Indicadores acima do previsto não representam a volta do crescimento duradouro e é ilusório imaginar que os problemas estruturais ficaram para trás. Melhora nas contas públicas é reflexo da inflação, que transfere dinheiro das famílias para o bolso do governo. PIB per capita deve voltar ao nível pré-pandemia apenas em 2023.
A economia brasileira cresceu um pouco acima do esperado no início do ano. O avanço do produto interno bruto (PIB) no primeiro trimestre foi de 1,2% na comparação com o último trimestre de 2020. Com o resultado, o volume total de produtos e serviços produzidos pela economia brasileira voltou ao patamar do final de 2019 – ou seja, ao nível pré-pandemia. Os consultores estão revisando as suas projeções e o resultado final de 2021 deverá superar as expectativas iniciais.
Trata-se sem dúvida de números positivos e distantes do cenário mais negativo vislumbrado poucos meses atrás. Há outros indicadores de melhora na economia também, entre eles o aumento na arrecadação de tributos e o recorde na Bolsa de São Paulo.
Os bons indicadores, contudo, são um falso positivo. O País vive uma recuperação cíclica, natural depois do choque inicial provocado pelo fechamento da economia em decorrência do coronavírus. Contribuem, é verdade, os juros baixos, algo que favorece, por exemplo, o setor imobiliário, um dos principais responsáveis pela retomada. O agronegócio e a mineração também exibem um ritmo de crescimento expressivo, embalados pela alta na demanda internacional.
Esses indicadores favoráveis não podem ser confundidos com crescimento sustentado e duradouro de longo prazo.
Um primeiro ponto a ser observado é que a pandemia não foi embora. O Brasil permanece atrasado na vacinação. Os setores com restrições para operar normalmente, como o comércio e as atividades de lazer, continuam amargando contrações na atividade. Eles são grandes empregadores de mão de obra de baixa qualificação. A indústria enfrenta dificuldades para obter insumos. Até que não exista uma grande parcela da população imunizada, dificilmente ocorrerá uma retomada sólida dos investimentos produtivos e das contratações.

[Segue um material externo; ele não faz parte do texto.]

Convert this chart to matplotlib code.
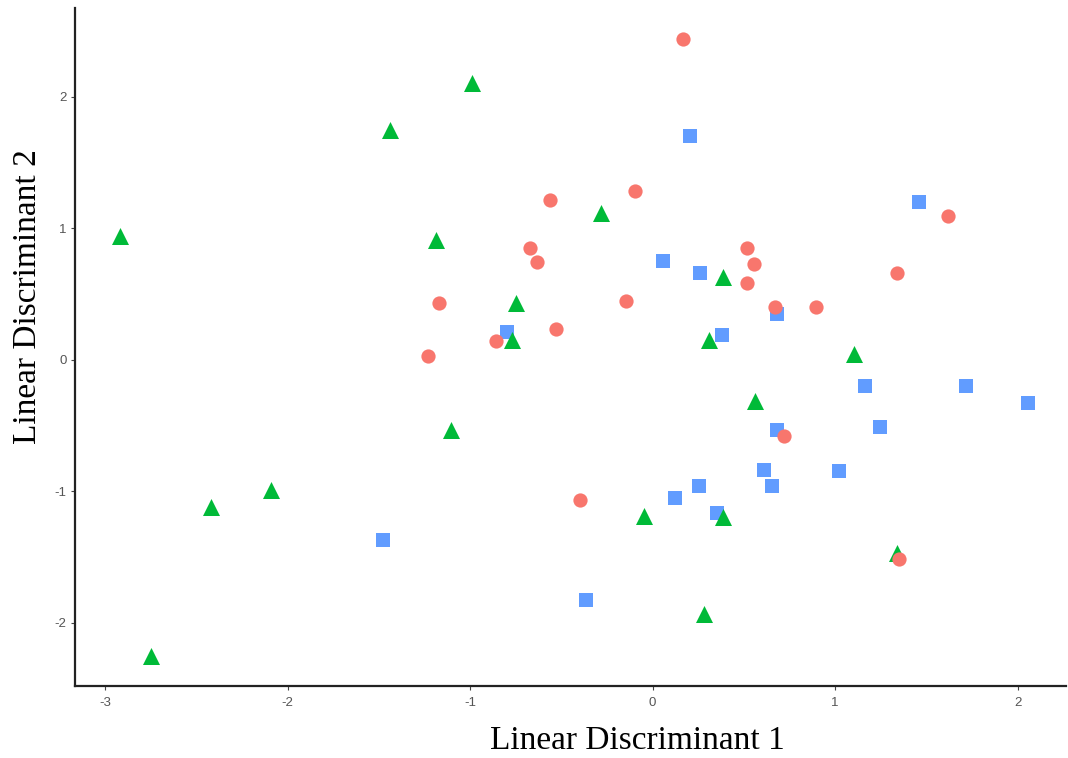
import matplotlib
matplotlib.use("Agg")
import matplotlib.pyplot as plt

plt.rcParams["axes.unicode_minus"] = False

# group 1 (red circles)
red_x = [0.164, -0.096, -0.565, -0.672, -0.631, -1.170, -1.231, -0.861, -0.527, -0.148,
         0.517, 0.556, 0.517, 0.669, 0.896, 1.336, 1.619, 0.720, -0.396, 1.348]
red_y = [2.437, 1.281, 1.213, 0.848, 0.745, 0.433, 0.027, 0.144, 0.230, 0.443,
         0.850, 0.724, 0.582, 0.402, 0.402, 0.660, 1.091, -0.578, -1.065, -1.517]

# group 2 (green triangles)
green_x = [-0.991, -1.438, -2.919, -1.189, -0.284, -0.746, -0.768, 0.387, 0.306, 1.105,
           0.560, -1.104, -2.089, -2.418, -2.750, -0.049, 0.387, 0.279, 1.338]
green_y = [2.103, 1.745, 0.939, 0.914, 1.112, 0.432, 0.148, 0.630, 0.148, 0.042,
           -0.316, -0.536, -0.992, -1.122, -2.255, -1.190, -1.198, -1.935, -1.471]

# group 3 (blue squares)
blue_x = [0.205, 1.457, 0.057, 0.261, -0.797, 0.379, 0.682, 1.162, 1.717, 2.059,
          1.246, 0.682, 0.609, 1.022, 0.654, 0.253, 0.120, 0.355, -1.476, -0.363]
blue_y = [1.705, 1.198, 0.754, 0.660, 0.211, 0.186, 0.351, -0.198, -0.198, -0.327,
          -0.510, -0.536, -0.837, -0.848, -0.958, -0.962, -1.053, -1.167, -1.373, -1.829]

x_ticks = [-3, -2, -1, 0, 1, 2]
y_ticks = [-2, -1, 0, 1, 2]

fig = plt.figure(figsize=(10.68, 7.58), dpi=100)
ax = fig.add_axes([0.0702, 0.095, 0.928, 0.894])

ax.scatter(blue_x, blue_y, marker="s", s=90, color="#619CFF", linewidths=0, zorder=3)
ax.scatter(green_x, green_y, marker="^", s=150, color="#00BA38", linewidths=0, zorder=4)
ax.scatter(red_x, red_y, marker="o", s=105, color="#F8766D", linewidths=0, zorder=5)

ax.set_xlim(-3.165, 2.265)
ax.set_ylim(-2.483, 2.673)
ax.set_xticks(x_ticks)
ax.set_yticks(y_ticks)

for side in ["top", "right"]:
    ax.spines[side].set_visible(False)
for side in ["left", "bottom"]:
    ax.spines[side].set_linewidth(1.6)
    ax.spines[side].set_color("#222222")

ax.tick_params(axis="both", length=3, width=0.8, color="#444444",
               labelsize=9.5, labelcolor="#555555")
ax.tick_params(axis="x", pad=5)
ax.tick_params(axis="y", pad=3)
for lab in ax.get_xticklabels() + ax.get_yticklabels():
    lab.set_family("Liberation Sans")

# labels sit off-centre in the original, so place them by hand
ax.set_xlabel("Linear Discriminant 1", family="Liberation Serif", fontsize=24)
ax.set_ylabel("Linear Discriminant 2", family="Liberation Serif", fontsize=24)
ax.xaxis.set_label_coords(0.567, -0.058)
ax.yaxis.set_label_coords(-0.032, 0.574)

fig.savefig("out.png", dpi=100)
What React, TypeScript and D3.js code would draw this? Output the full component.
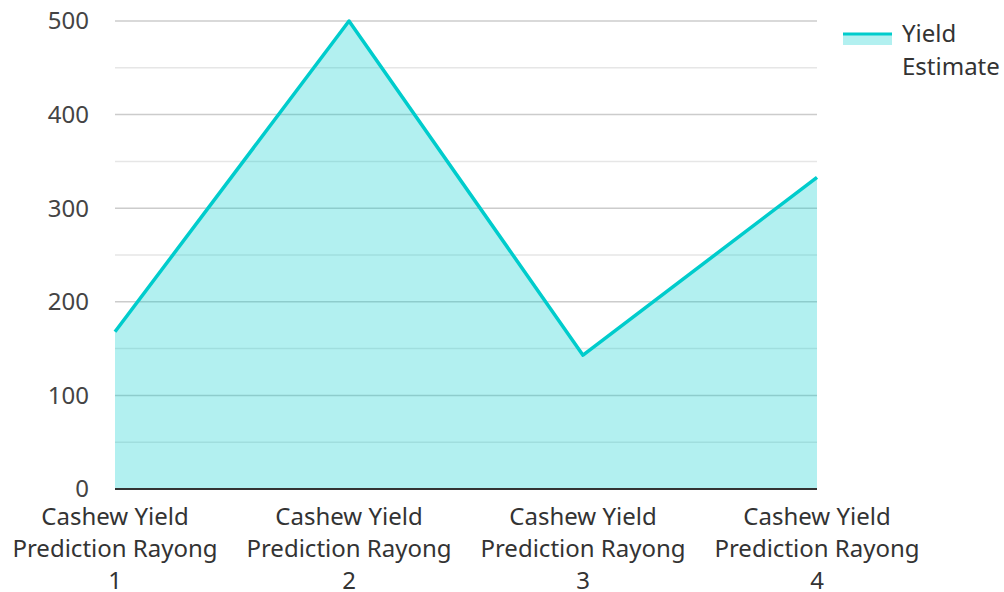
import React from "react";
import * as d3 from "d3";

const categories = [
  ["Cashew Yield", "Prediction Rayong", "1"],
  ["Cashew Yield", "Prediction Rayong", "2"],
  ["Cashew Yield", "Prediction Rayong", "3"],
  ["Cashew Yield", "Prediction Rayong", "4"],
];
const yieldValues = [168, 500, 143, 333];
const majorTicks = [0, 100, 200, 300, 400, 500];
const minorTicks = [50, 150, 250, 350, 450];
const seriesName = ["Yield", "Estimate"];

const W = 1004;
const H = 592;
const left = 115;
const right = 817;
const top = 21;
const bottom = 489;
const font = "'Noto Sans', 'Open Sans', sans-serif";
const fs = 24;

export default function App() {
  const x = d3.scalePoint<number>().domain(d3.range(categories.length)).range([left, right]);
  const y = d3.scaleLinear().domain([0, 500]).range([bottom, top]);
  const line = d3.line<number>().x((_, i) => x(i)!).y((d) => y(d));
  const area = d3.area<number>().x((_, i) => x(i)!).y0(y(0)).y1((d) => y(d));

  return (
    <svg width={W} height={H} style={{ position: "absolute", left: 0, top: 0, background: "#fff" }}>
      {minorTicks.map((t) => (
        <line key={"m" + t} x1={left} x2={right} y1={y(t)} y2={y(t)} stroke="#e6e6e6" strokeWidth={1.5} />
      ))}
      {majorTicks.map((t) => (
        <line key={"M" + t} x1={left} x2={right} y1={y(t)} y2={y(t)} stroke="#cccccc" strokeWidth={1.5} />
      ))}
      <path d={area(yieldValues)!} fill="#00cccc" fillOpacity={0.3} />
      <path d={line(yieldValues)!} fill="none" stroke="#00cccc" strokeWidth={3.5} strokeLinejoin="round" />
      <line x1={left} x2={right} y1={y(0)} y2={y(0)} stroke="#333" strokeWidth={2} />
      {majorTicks.map((t) => (
        <text key={"t" + t} x={89} y={y(t)} dy="0.35em" textAnchor="end" fontFamily={font} fontSize={fs} fill="#444">
          {t}
        </text>
      ))}
      {categories.map((lines, i) => (
        <text key={"c" + i} x={x(i)} textAnchor="middle" fontFamily={font} fontSize={fs} fill="#333">
          {lines.map((l, j) => (
            <tspan key={j} x={x(i)} y={525 + j * 32}>
              {l}
            </tspan>
          ))}
        </text>
      ))}
      <g>
        <rect x={843} y={34} width={49} height={11} fill="#00cccc" fillOpacity={0.3} />
        <line x1={843} x2={892} y1={34} y2={34} stroke="#00cccc" strokeWidth={3} />
        {seriesName.map((s, j) => (
          <text key={s} x={902} y={42 + j * 33} fontFamily={font} fontSize={fs} fill="#333">
            {s}
          </text>
        ))}
      </g>
    </svg>
  );
}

As famílias e as empresas sentem ainda os efeitos da alta na inflação, um reflexo dos desequilíbrios causados pela pandemia e, sobretudo, da valorização do dólar. Preço nas alturas engorda o lucros de alguns poucos, mas a maioria sai perdendo.
O Brasil, não se pode esquecer, nunca registrou um número tão grande de desempregados: há 15 milhões trabalhadores em busca de uma vaga e, considerando-se a subocupação, são mais de 30 milhões de pessoas que ou não tem trabalho ou estão trabalhando menos do que poderiam. Trata-se de uma conjuntura totalmente diferente da vista nos EUA, onde a vacinação está avançada, a economia volta à normalidade e a taxa de desemprego é de 6%, enquanto no Brasil ela está ao redor de 15%.
A melhora nas finanças públicas é também ilusória em grande medida. A inflação elevada aumenta artificialmente as receitas do governo, ao passo que reduz o peso relativo das suas despesas. Em resumo: é uma transferência de riqueza do setor privado para os caixas governamentais. Como alerta um relatório da XP, a inflação ajuda o governo no curto prazo, mas pressiona no futuro os gastos indexados. Afirmam os economistas Caio Megale e Rachel de Sá: “O risco ‘crônico’ fiscal, caracterizado pela dívida elevada, juros reais altos e orçamento engessado com mais de 90% de despesas primárias obrigatórias, persiste. Mesmo com a melhora nas projeções para este ano, a dívida brasileira segue significativamente acima da média das outras economias emergentes”.
O veranico dos bons indicadores econômicos não podem turvar as análises e encobrir a realidade de que há economia brasileira cresce há quatro décadas abaixo da média internacional. A produtividade permanece estagnada. Enquanto a Coreia do Sul teve um avanço de 408% desde 1980, no Brasil a produtividade não avançou praticamente nada, com alta de apenas 5%. Os números foram publicados nas redes sociais por João Amoêdo.
O economista Aod Cunha, em um artigo recente, mostrou que a produtividade brasileira terá que triplicar nos próximos anos para que o país consiga manter uma taxa de crescimento de 2% ao ano na próxima década. Isso porque não haverá mais a ajuda do bônus demográfico. Daqui para a frente, mesmo para avançar a um ritmo pífio de 2%, o País dependerá de ganhos de produtividade, e isso só é possível com mão de obra mais qualificada e mais investimentos em tecnologia e infraestrutura. Em resumo, será necessário um conjunto amplo de reformas para ampliar a produtividade no setor público e no setor privado, como defende o movimento Unidos pelo Brasil.
O PIB falso positivo pode criar a sensação de que os problemas imediatos ficaram para trás e incitar a procrastinação das reformas. Seria a receita para o fracasso.